Han pasado 16 años y aún le cuesta creer que ese conductor de taxi que tuvo a pocos metros, tuvo el descaro de bajar a una cachorra del auto y abandonarla en plena calle.
Gema Del Águila apenas tenía manos para aguantar a los 5 perros que paseaba en ese momento. Y pese a las advertencias de su esposo de no recoger ni un animal más, ella igual se las arregló para ayudar a esta perrita en celo tan desorientada como hambrienta.
“Todos los días pasaba frente a mi casa y una vecina me dijo que ya la habían cubierto 4 perros. No pude más, la llevé a esterilizar y la escondí al fondo de mi jardín, pero un día tuve que devolverla a la calle. De pronto un domingo que amaneció lloviendo, entré a mi cocina y ahí estaba ella, y mi esposo al lado diciendo ‘Es la última que recogemos’. Y así fue que Lady se quedó”, recuerda Gema mientras Leidy, anciana pero entera, le mueve la cola.
La señora de los perros
Irónicamente las historias de adopción de Gema empiezan con ella misma repitiendose “Perro, ni hablar”. Cuando su hijo David Rivera tenía 7 años de edad, un día llegó a casa con un perrito negro muy enfermo que recogió regresando del colegio. En esa época vivían en un departamento de 45 metros cuadrados en el Centro de Lima y pese a que el espacio fue uno de los motivos para no adoptarlo, ello aceptó ayudarlo.
“Por insistencia de David, buscamos a un veterinario que había en el 1er piso. Entre ellos dos, lo curaron y se encargaron de conseguirle casa”, comenta Gema.

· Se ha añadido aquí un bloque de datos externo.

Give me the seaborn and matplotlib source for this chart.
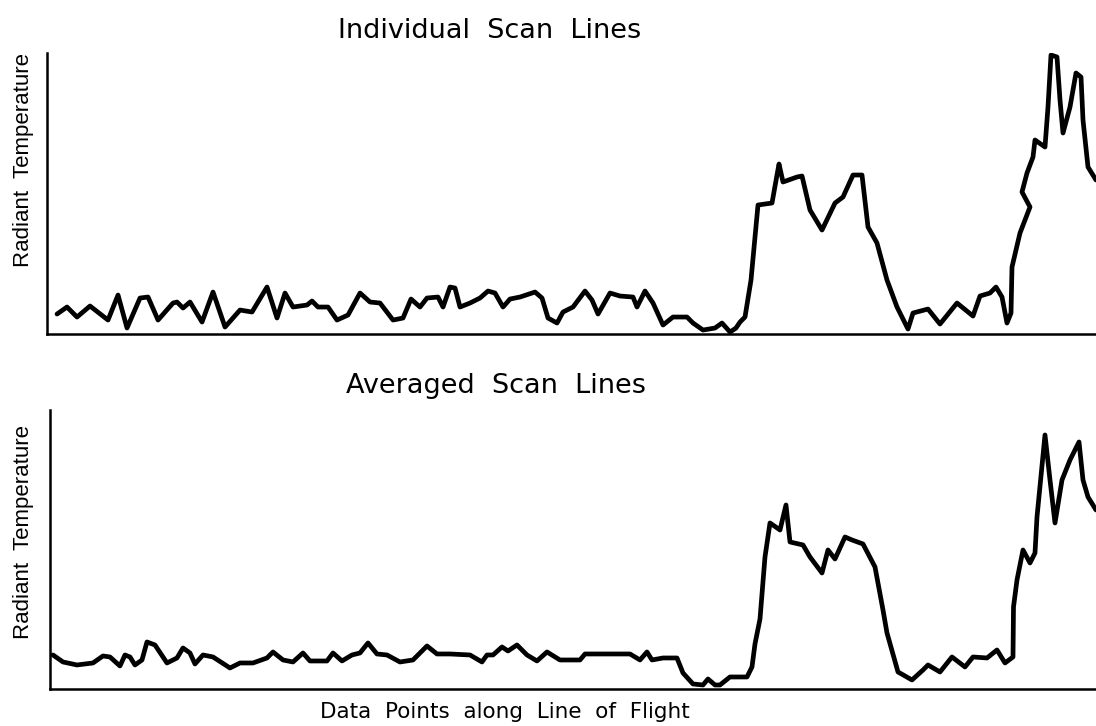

Diez años después cayó otra sorpresa con 4 patas. Su hija Zoyla jugaba en casa con sus amigas cuando de pronto Gema sintió un silencio sospechoso.
“Las encontré jugando con mis sábanas recién planchadas y de pronto asomó una cabecita peluda. Dije ‘no, de ninguna manera’, pero salió mi esposo y dijo ‘ay qué linda, se queda’, y Pelusa se quedó”, cuenta entre risas.
Luego se mudaron a San Miguel y la familia solo siguió creciendo.
“Supimos que habían 4 perros que vivían en una parroquia cercana, pero el cura no los quería. Apenas les daba de comer y los tenía en un arenal, así que los fines de semana íbamos y les tirábamos bolsas con comida y agua porque los pobres aullaban de hambre”, comenta David.
Gema, quien a estas alturas ya se había ganado el apodo de ‘la señora de los perros’, se encoge cuando recuerda el abuso que vio contra esos perros.
“Los tiraba a la playa, pero ellos volvían. Un día los encontré temprano en mi patio, estaban tan delgaditos que se pasaron la reja. Entre ellos estaba la Pitufita, una perrita a la que los chicos del colegio le prendían fuegos artificiales en el cuello”, dice Gema.
Con los años la jauría de esta familia -que también incluyó gatos en algún momento- se fue reduciendo. Hoy solo quedan Lady y Mau, un macho de 10 años de edad que David adoptó y que hoy vive entre la casa de sus hijos y la de su madre, pese a que hoy ha vuelto a un departamento, donde puede faltar espacio, pero sobra amor.
“Nunca pagaría por un perro pues ya sabemos lo que pasa en los mercados y en los criaderos de animales; los reproducen sin parar y cuando el perro ya no les sirve, se deshacen de ellos quién sabe cómo”, señala David, quien prefiere ver a las mascotas libres de razas y etiquetas.
“¿Qué tanto con comprar un perro de raza? Un perro es un perro, y un perro recogido es tan paja como cualquier otro perro”, agrega David.
Su hermana Zoyla asiente y agrega:
“Todas estas experiencias te llevan a confirmar que a este mundo le falta amor y a entender que, finalmente, la forma en que te relacionas con los animales es tal como te relacionas contigo mismo”.